Ähnlich divers wie „The Crips“ sind O’Connells Darbietungen von Sex: Weder das Alter noch der Körper der Charaktere spielen dabei in dem Sinne eine Rolle, dass sie für ein erfülltes Sexleben ausschlaggebend sind. Die Serie vermittelt lobenswerterweise den Eindruck, dass jeder Mensch ein Recht auf Sexualität hat und diese so wild oder offen ausleben darf, wie es ihm und seinen Sexpartner*innen gefällt. Neben dieser Offenheit wird aber auch das Sexleben eines Menschen mit Behinderung thematisiert. Ryan hat im Verlauf der zwei Staffeln wechselnde Sexpartner. Seine Zerebralparese ist immer ein Thema. Mal weil Ryan sich aufgrund seiner Bewegungsstörung vor Sexualkontakten scheut, mal weil er von einem Typen zum Fetisch degradiert wird. Ryan hat vor allem romantische und sexuelle Beziehungen mit Menschen ohne Behinderung, was in manchen Szenen zu hitzigen Diskussionen und beidseitigem Unverständnis führt.
Ist „Special“ wegen der Ernsthaftigkeit dieser Themen trocken? Nein, absolut nicht. Zwar ist O’Connells Humor gewöhnungsbedürftig, doch ist er ein guter Ausgleich zu den teilweise harten Szenen.

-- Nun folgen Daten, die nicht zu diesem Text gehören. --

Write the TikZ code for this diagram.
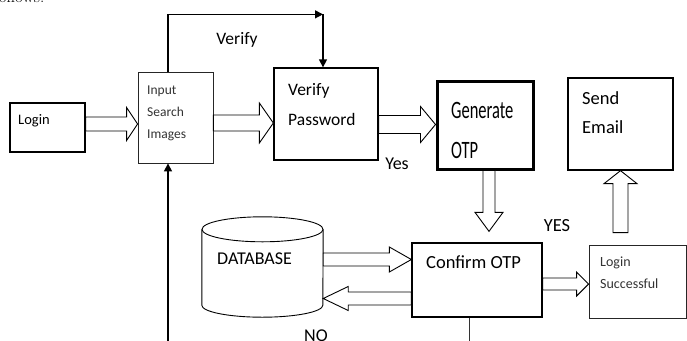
\documentclass[tikz,border=0pt]{standalone}
\usepackage{fontspec}
\setmainfont{Carlito}
\newfontfamily\condfont[FakeStretch=0.66]{Carlito}
\newfontfamily\paperfont{Latin Modern Roman}
\usetikzlibrary{arrows.meta, positioning, calc}

% hollow block arrow: from, to, half shaft, half head, head length
\newcommand{\blockarrow}[5]{%
  \draw[hollow] let \p1=(#1), \p2=(#2),
    \n1={veclen(\x2-\x1,\y2-\y1)}, \n2={(\x2-\x1)/\n1}, \n3={(\y2-\y1)/\n1} in
    ({\x1-(\n3)*#3pt},{\y1+(\n2)*#3pt})
    -- ({\x2-(\n2)*#5pt-(\n3)*#3pt},{\y2-(\n3)*#5pt+(\n2)*#3pt})
    -- ({\x2-(\n2)*#5pt-(\n3)*#4pt},{\y2-(\n3)*#5pt+(\n2)*#4pt})
    -- (\p2)
    -- ({\x2-(\n2)*#5pt+(\n3)*#4pt},{\y2-(\n3)*#5pt-(\n2)*#4pt})
    -- ({\x2-(\n2)*#5pt+(\n3)*#3pt},{\y2-(\n3)*#5pt-(\n2)*#3pt})
    -- ({\x1+(\n3)*#3pt},{\y1-(\n2)*#3pt}) -- cycle;}

\begin{document}
\begin{tikzpicture}[
    x=1pt, y=-1pt,
    box/.style={
        draw,
        line width=1.3pt,
        inner sep=0pt,
        minimum width=#1
    },
    thinbox/.style={box=#1, line width=0.8pt, draw=black!85},
    txt/.style={anchor=north west, inner sep=0pt, align=left},
    hollow/.style={draw, line width=0.9pt, fill=white, line join=miter},
    link/.style={line width=1.3pt, -{Triangle[length=8pt, width=8pt]}}
]
\useasboundingbox (0,0) rectangle (687,340);

\node[anchor=base west, inner sep=0pt, font=\paperfont\fontsize{17}{18}\selectfont] (prev) at (-6,2.5) {follows.};

% Top row
\node[box=75pt, minimum height=49pt] (login) at (47.5,127.5) {};
\node[txt, font=\fontsize{14.5}{18}\selectfont] (logintxt) at (18,114) {Login};

\node[thinbox=75pt, minimum height=91pt] (input) at (175.5,117.5) {};
\node[txt, font=\fontsize{13.5}{22}\selectfont, text=black!80] (inputtxt) at (147,86) {Input\\Search\\Images};

\node[box=104pt, minimum height=92pt] (verify) at (326,114) {};
\node[txt, font=\fontsize{17.5}{30}\selectfont] (verifytxt) at (288,83) {Verify\\Password};

\node[box=96pt, minimum height=88pt, line width=3pt] (generate) at (485,125) {};
\node[txt, font=\condfont\fontsize{25}{40}\selectfont] (generatetxt) at (451,102) {Generate\\OTP};

\node[box=105pt, minimum height=92pt] (sendmail) at (620.5,124) {};
\node[txt, font=\fontsize{18.5}{29}\selectfont] (sendmailtxt) at (582,91) {Send\\Email};

% Bottom row
\node[inner sep=0pt, minimum width=121pt, minimum height=100pt] (db) at (262.5,267) {};
\draw[line width=0.9pt] ($(db.north)+(0,12.5)$) ellipse [x radius=60.5pt, y radius=12.5pt];
\draw[line width=0.9pt] ($(db.north west)+(0,12.5)$) -- ($(db.south west)+(0,-12)$)
    arc[start angle=180, end angle=360, x radius=60.5pt, y radius=12pt]
    -- ($(db.north east)+(0,12.5)$);
\node[txt, font=\fontsize{18}{22}\selectfont] (dbtxt) at (217,253) {DATABASE};

\node[box=130pt, minimum height=74pt] (confirm) at (477,280) {};
\node[txt, font=\fontsize{18.5}{22}\selectfont] (confirmtxt) at (426,256) {Confirm OTP};

\node[thinbox=97pt, minimum height=73pt] (success) at (637.5,281.5) {};
\node[txt, font=\fontsize{14}{22}\selectfont, text=black!80] (successtxt) at (600,257) {Login\\Successful};

% Labels
\node[font=\fontsize{17.5}{20}\selectfont] (verifylbl) at (237,40) {Verify};
\node[font=\fontsize{18}{20}\selectfont] (yeslbl) at (397,164) {Yes};
\node[font=\fontsize{18.5}{20}\selectfont] (yeslbl2) at (557,226) {YES};
\node[anchor=north, inner sep=0pt, font=\fontsize{18}{20}\selectfont] (nolbl) at (316,330) {NO};

% Block arrows
\blockarrow{$(login.east)+(0,-3.5)$}{$(input.west)+(0,6.5)$}{7}{16.5}{11}
\blockarrow{$(input.east)+(0,5.5)$}{$(verify.west)+(0,9)$}{8}{20}{14}
\blockarrow{$(verify.east)+(0,10.5)$}{$(generate.west)+(0,-0.5)$}{9}{18}{15}
\blockarrow{$(generate.south)+(4,0)$}{$(confirm.north)+(12,-11)$}{6}{14}{19}
\blockarrow{$(db.east)+(0,-7.5)$}{$(confirm.west)+(0,-20.5)$}{6.5}{12.5}{22}
\blockarrow{$(confirm.west)+(0,18.5)$}{$(db.east)+(0,31.5)$}{6.5}{12}{25}
\blockarrow{$(confirm.east)+(0,4)$}{$(success.west)+(0,2.5)$}{6}{12}{12}
\blockarrow{$(success.north)+(-17,-12)$}{sendmail.south}{7.5}{16.5}{13}

% Line connectors
\coordinate (bend) at ($(verify.north)+(-3,-53)$);
\coordinate (feed) at (168,341);
\coordinate (out) at (469,341);
\draw[link] (input.north -| feed) |- (bend);
\draw[link] (bend) -- (bend |- verify.north);
\draw[link] (feed) -- (feed |- input.south);
\draw[line width=1pt, draw=black!80] (confirm.south -| out) -- (out);

\end{tikzpicture}
\end{document}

Das Besondere an „Special“ ist, dass die Serie zwei Lesarten zulässt: Sie geht als leichte Kost durch, kann einen aber auch intensiv beschäftigen. Wer sich näher mit den aufgeworfenen Fragen auseinandersetzt merkt schnell, dass sich hinter O’Connells Komödie wichtige Themen verstecken: die Wahrnehmung und Wertung von Körpern oder auch die Vorstellungen von Liebe, Beziehungen und Familie. Trotzdem ist nach er zweiten Staffel, die vor wenigen Wochen auf Netflix veröffentlicht wurde, Schluss. Warum genau, ist unbekannt.